Exercise instructions - Begin with the first line and repeat exactly through the line containing "(0,0) rectangle (733,944);"; leave every image out.

Data segment -
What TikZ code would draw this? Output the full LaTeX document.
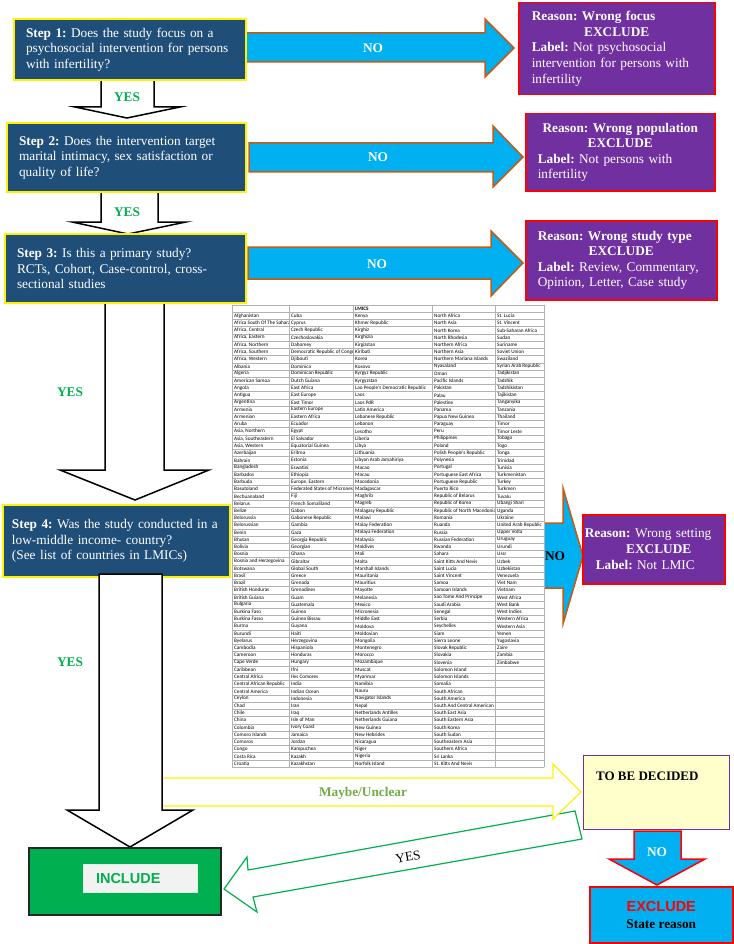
\documentclass[tikz,border=0pt]{standalone}
\usepackage{fontspec}
\setmainfont{Liberation Serif}
\setsansfont{Liberation Sans}
\newfontfamily\cellfont{Carlito}
\usepackage{tikz}
\usetikzlibrary{positioning, calc}
\definecolor{stepblue}{RGB}{31,78,121}
\definecolor{nocyan}{RGB}{0,176,240}
\definecolor{noedge}{RGB}{197,90,17}
\definecolor{reasonpurple}{RGB}{112,48,160}
\definecolor{yesgreen}{RGB}{0,176,80}
\definecolor{maybegreen}{RGB}{112,173,71}
\definecolor{decidefill}{RGB}{255,255,204}
\definecolor{cellgray}{RGB}{242,242,242}
\frenchspacing

\begin{document}
\begin{tikzpicture}[x=1pt, y=-1pt,
    stepbox/.style={draw=yellow, line width=2pt, fill=stepblue, text=white,
      font=\fontsize{13.3}{15.4}\selectfont, align=left, anchor=north west,
      inner xsep=12pt, inner ysep=0pt},
    reasonbox/.style={draw=red, line width=1.5pt, fill=reasonpurple, text=white,
      font=\fontsize{13.3}{15.6}\selectfont, align=left, anchor=north west,
      inner xsep=12pt, inner ysep=0pt},
    noarrow/.style={draw=noedge, line width=1.5pt, fill=nocyan},
    yesarrow/.style={draw=black, line width=1.5pt, fill=white},
    yeslbl/.style={text=yesgreen, font=\bfseries\fontsize{13.3}{15}\selectfont},
    nolbl/.style={text=white, font=\bfseries\fontsize{13.3}{15}\selectfont},
    tablegrid/.style={draw=gray!60, line width=0.5pt},
    cellname/.style={anchor=west, inner sep=0pt, font=\cellfont\fontsize{5.2}{6}\selectfont}]
  \useasboundingbox (0,0) rectangle (733,944);

  % fleches OUI
  \draw[yesarrow] (101,75) -- (154,75) -- (154,107) -- (180,107) -- (127,118) -- (75,107) -- (101,107) -- cycle;
  \node[yeslbl] (yes1) at (127,97) {YES};
  \draw[yesarrow] (101,188) -- (158,188) -- (158,222) -- (186,222) -- (128,234) -- (72,222) -- (101,222) -- cycle;
  \node[yeslbl] (yes2) at (127,212) {YES};
  \draw[yesarrow] (105,300) -- (164,300) -- (164,470) -- (209,470) -- (135,500) -- (60,470) -- (105,470) -- cycle;
  \node[yeslbl] (yes3) at (70,392) {YES};

  % fleches NON
  \draw[noarrow] (246,33) -- (485,33) -- (485,19) -- (514,48) -- (485,77) -- (485,62) -- (246,62) -- cycle;
  \node[nolbl] (no1) at (373,48) {NO};
  \draw[noarrow] (249,143) -- (493,143) -- (493,126) -- (523,157) -- (493,187) -- (493,172) -- (249,172) -- cycle;
  \node[nolbl] (no2) at (378,157) {NO};
  \draw[noarrow] (248,247) -- (491,247) -- (491,231) -- (523,263) -- (491,296) -- (491,279) -- (248,279) -- cycle;
  \node[nolbl] (no3) at (377,264) {NO};
  \draw[noarrow] (530,523) -- (563,523) -- (563,488) -- (583,556) -- (563,624) -- (563,588) -- (530,588) -- cycle;
  \node[nolbl, text=black] (no4) at (555,556) {NO};

  % etapes
  \node[stepbox, text width=208pt, minimum width=232pt, minimum height=61pt] (step1) at (13,18)
    {\textbf{Step 1:} Does the study focus on a\\ psychosocial intervention for persons\\ with infertility?};
  \node[stepbox, text width=215pt, minimum width=239pt, minimum height=69pt] (step2) at (6,122)
    {\textbf{Step 2:} Does the intervention target\\ marital intimacy, sex satisfaction or\\ quality of life?};
  \node[stepbox, text width=217pt, minimum width=241pt, minimum height=69pt] (step3) at (4,233)
    {\textbf{Step 3:} Is this a primary study?\\ RCTs, Cohort, Case-control, cross-\\ sectional studies};
  \node[stepbox, text width=209pt, inner xsep=9pt, minimum width=227pt, minimum height=72pt] (step4) at (2,504)
    {\textbf{Step 4:} Was the study conducted in a\\ low-middle income- country?\\ (See list of countries in LMICs)};

  % raisons
  \node[reasonbox, text width=170pt, inner xsep=13pt, minimum height=92pt] (reason1) at (518,2)
    {\textbf{Reason: Wrong focus}\par{\centering\textbf{EXCLUDE}\par}\textbf{Label:} Not psychosocial\\ intervention for persons with\\ infertility};
  \node[reasonbox, text width=165pt, minimum height=77pt] (reason2) at (525,113)
    {{\centering\textbf{Reason: Wrong population}\\ \textbf{EXCLUDE}\par}\textbf{Label:} Not persons with\\ infertility};
  \node[reasonbox, text width=167pt, minimum height=79pt] (reason3) at (525,220)
    {\textbf{Reason: Wrong study type}\par{\centering\textbf{EXCLUDE}\par}\textbf{Label:} Review, Commentary,\\ Opinion, Letter, Case study};
  \node[reasonbox, text width=138pt, inner xsep=2pt, minimum height=69pt] (reason4) at (582,514)
    {\textbf{Reason:} Wrong setting\par{\centering\hspace*{10pt}\textbf{EXCLUDE}\par}\hspace*{11pt}\textbf{Label:} Not LMIC};

  % tableau des LMICs
  \fill[white] (232,305) rectangle (544,767);
  \foreach \r in {0,...,64}
    \draw[tablegrid] (232,{305+7.22*\r}) -- (544,{305+7.22*\r});
  \foreach \c in {232,289,353,432,495,544}
    \draw[tablegrid] (\c,305) -- (\c,767.1);
  \node[cellname, font=\cellfont\bfseries\fontsize{5.2}{6}\selectfont] (lmics) at (355,308.6) {LMICS};
  \begin{scope}
    \clip (232,305) rectangle (288.5,768);
    \foreach \cname [count=\r] in {Afghanistan, Africa South Of The Sahara, {Africa, Central}, {Africa, Eastern}, {Africa, Northern}, {Africa, Southern}, {Africa, Western}, Albania, Algeria, American Samoa, Angola, Antigua, Argentina, Armenia, Armenian, Aruba, {Asia, Northern}, {Asia, Southeastern}, {Asia, Western}, Azerbaijan, Bahrain, Bangladesh, Barbados, Barbuda, Basutoland, Bechuanaland, Belarus, Belize, Belorussia, Belorussian, Benin, Bhutan, Bolivia, Bosnia, Bosnia and Herzegovina, Botswana, Brasil, Brazil, British Honduras, British Guiana, Bulgaria, Burkina Faso, Burkina Fasso, Burma, Burundi, Byelarus, Cambodia, Cameroon, Cape Verde, Caribbean, Central Africa, Central African Republic, Central America, Ceylon, Chad, Chile, China, Colombia, Comoro Islands, Comoros, Congo, Costa Rica, Croatia}
      \node[cellname] (colA\r) at (234,{308.6+7.22*\r}) {\cname};
  \end{scope}
  \begin{scope}
    \clip (289.5,305) rectangle (352.5,768);
    \foreach \cname [count=\r] in {Cuba, Cyprus, Czech Republic, Czechoslovakia, Dahomey, Democratic Republic of Congo, Djibouti, Dominica, Dominican Republic, Dutch Guiana, East Africa, East Europe, East Timor, Eastern Europe, Eastern Africa, Ecuador, Egypt, El Salvador, Equatorial Guinea, Eritrea, Estonia, Eswatini, Ethiopia, {Europe, Eastern}, Federated States of Micronesia, Fiji, French Somaliland, Gabon, Gabonese Republic, Gambia, Gaza, Georgia Republic, Georgian, Ghana, Gibraltar, Global South, Greece, Grenada, Grenadines, Guam, Guatemala, Guinea, Guinea Bissau, Guyana, Haiti, Herzegovina, Hispaniola, Honduras, Hungary, Ifni, Iles Comores, India, Indian Ocean, Indonesia, Iran, Iraq, Isle of Man, Ivory Coast, Jamaica, Jordan, Kampuchea, Kazakh, Kazakhstan}
      \node[cellname] (colB\r) at (291,{308.6+7.22*\r}) {\cname};
  \end{scope}
  \begin{scope}
    \clip (353.5,305) rectangle (431.5,768);
    \foreach \cname [count=\r] in {Kenya, Khmer Republic, Kirghiz, Kirghizia, Kirgizstan, Kiribati, Korea, Kosovo, Kyrgyz Republic, Kyrgyzstan, Lao People's Democratic Republic, Laos, Laos PdR, Latin America, Lebanese Republic, Lebanon, Lesotho, Liberia, Libya, Lithuania, Libyan Arab Jamahiriya, Macao, Macau, Macedonia, Madagascar, Maghrib, Magreb, Malagasy Republic, Malawi, Malay Federation, Malaya Federation, Malaysia, Maldives, Mali, Malta, Marshall Islands, Mauritania, Mauritius, Mayotte, Melanesia, Mexico, Micronesia, Middle East, Moldova, Moldovian, Mongolia, Montenegro, Morocco, Mozambique, Muscat, Myanmar, Namibia, Nauru, Navigator Islands, Nepal, Netherlands Antilles, Netherlands Guiana, New Guinea, New Hebrides, Nicaragua, Niger, Nigeria, Norfolk Island}
      \node[cellname] (colC\r) at (355,{308.6+7.22*\r}) {\cname};
  \end{scope}
  \begin{scope}
    \clip (432.5,305) rectangle (494.5,768);
    \foreach \cname [count=\r] in {North Africa, North Asia, North Korea, North Rhodesia, Northern Africa, Northern Asia, Northern Mariana Islands, Nyasaland, Oman, Pacific Islands, Pakistan, Palau, Palestine, Panama, Papua New Guinea, Paraguay, Peru, Philippines, Poland, Polish People's Republic, Polynesia, Portugal, Portuguese East Africa, Portuguese Republic, Puerto Rico, Republic of Belarus, Republic of Korea, Republic of North Macedonia, Romania, Ruanda, Russia, Russian Federation, Rwanda, Sahara, Saint Kitts And Nevis, Saint Lucia, Saint Vincent, Samoa, Samoan Islands, Sao Tome And Principe, Saudi Arabia, Senegal, Serbia, Seychelles, Siam, Sierra Leone, Slovak Republic, Slovakia, Slovenia, Solomon Island, Solomon Islands, Somalia, South African, South America, South And Central American, South East Asia, South Eastern Asia, South Korea, South Sudan, Southeastern Asia, Southern Africa, Sri Lanka, St. Kitts And Nevis}
      \node[cellname] (colD\r) at (434,{308.6+7.22*\r}) {\cname};
  \end{scope}
  \begin{scope}
    \clip (495.5,305) rectangle (543.5,768);
    \foreach \cname [count=\r] in {St. Lucia, St. Vincent, Sub-Saharan Africa, Sudan, Suriname, Soviet Union, Swaziland, Syrian Arab Republic, Tadjikistan, Tadzhik, Tadzhikistan, Tajikistan, Tanganyika, Tanzania, Thailand, Timor, Timor Leste, Tobago, Togo, Tonga, Trinidad, Tunisia, Turkmenistan, Turkey, Turkmen, Tuvalu, Ubangi Shari, Uganda, Ukraine, United Arab Republic, Upper Volta, Uruguay, Urundi, Ussr, Uzbek, Uzbekistan, Venezuela, Viet Nam, Vietnam, West Africa, West Bank, West Indies, Western Africa, Western Asia, Yemen, Yugoslavia, Zaire, Zambia, Zimbabwe}
      \node[cellname] (colE\r) at (497,{308.6+7.22*\r}) {\cname};
  \end{scope}

  % bas : decision finale
  \draw[draw=yesgreen, line width=1.2pt, fill=white] (575,811) -- (248,870) -- (247,857) -- (224,889) -- (257,912) -- (253,897) -- (582,839) -- cycle;
  \node[rotate=10, font=\fontsize{13.3}{15}\selectfont] (yes5) at (408,857) {YES};
  \draw[draw=yellow, line width=1.2pt, fill=white] (162,778) -- (553,778) -- (553,764) -- (581,792) -- (553,819) -- (553,806) -- (162,806) -- cycle;
  \node[text=maybegreen, font=\bfseries\fontsize{13.3}{15}\selectfont] (maybe) at (363,793) {Maybe/Unclear};
  \draw[yesarrow] (99,574) -- (162,574) -- (162,810) -- (193,810) -- (130,847) -- (67,810) -- (99,810) -- cycle;
  \node[yeslbl] (yes4) at (70,662) {YES};

  \node[draw=reasonpurple, line width=1.2pt, fill=decidefill, minimum width=146pt, minimum height=74pt, anchor=north west] (decide) at (583,755) {};
  \node[anchor=west, inner sep=0pt, font=\bfseries\fontsize{13}{15}\selectfont] (decidetxt) at ([shift={(13,21)}]decide.north west) {TO BE DECIDED};
  \draw[draw=red, line width=1.5pt, fill=nocyan] (634,831) -- (681,831) -- (681,859) -- (705,859) -- (657,885) -- (609,859) -- (634,859) -- cycle;
  \node[nolbl] (no5) at (657,852) {NO};
  \node[draw=red, line width=1.5pt, fill=nocyan, minimum width=143pt, minimum height=56pt, anchor=north west, align=center,
    font=\bfseries\fontsize{13.3}{17}\selectfont] (exclude) at (589,886)
    {{\sffamily\fontsize{14.5}{17}\selectfont\color{red}EXCLUDE}\\ State reason};

  \node[draw=black!85, line width=1.5pt, fill=yesgreen, minimum width=192pt, minimum height=67pt, anchor=north west] (include) at (28,847) {};
  \node[draw=white!85!yesgreen, fill=cellgray, text=yesgreen, align=left, text width=88pt, inner xsep=13pt, minimum height=28pt,
    font=\sffamily\bfseries\fontsize{14.5}{16}\selectfont] (includetxt) at (140,878) {INCLUDE};
\end{tikzpicture}
\end{document}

The reply -
What TikZ code would draw this? Output the full LaTeX document.
\documentclass[tikz,border=0pt]{standalone}
\usepackage{fontspec}
\setmainfont{Liberation Serif}
\setsansfont{Liberation Sans}
\newfontfamily\cellfont{Carlito}
\usepackage{tikz}
\usetikzlibrary{positioning, calc}
\definecolor{stepblue}{RGB}{31,78,121}
\definecolor{nocyan}{RGB}{0,176,240}
\definecolor{noedge}{RGB}{197,90,17}
\definecolor{reasonpurple}{RGB}{112,48,160}
\definecolor{yesgreen}{RGB}{0,176,80}
\definecolor{maybegreen}{RGB}{112,173,71}
\definecolor{decidefill}{RGB}{255,255,204}
\definecolor{cellgray}{RGB}{242,242,242}
\frenchspacing

\begin{document}
\begin{tikzpicture}[x=1pt, y=-1pt,
    stepbox/.style={draw=yellow, line width=2pt, fill=stepblue, text=white,
      font=\fontsize{13.3}{15.4}\selectfont, align=left, anchor=north west,
      inner xsep=12pt, inner ysep=0pt},
    reasonbox/.style={draw=red, line width=1.5pt, fill=reasonpurple, text=white,
      font=\fontsize{13.3}{15.6}\selectfont, align=left, anchor=north west,
      inner xsep=12pt, inner ysep=0pt},
    noarrow/.style={draw=noedge, line width=1.5pt, fill=nocyan},
    yesarrow/.style={draw=black, line width=1.5pt, fill=white},
    yeslbl/.style={text=yesgreen, font=\bfseries\fontsize{13.3}{15}\selectfont},
    nolbl/.style={text=white, font=\bfseries\fontsize{13.3}{15}\selectfont},
    tablegrid/.style={draw=gray!60, line width=0.5pt},
    cellname/.style={anchor=west, inner sep=0pt, font=\cellfont\fontsize{5.2}{6}\selectfont}]
  \useasboundingbox (0,0) rectangle (733,944);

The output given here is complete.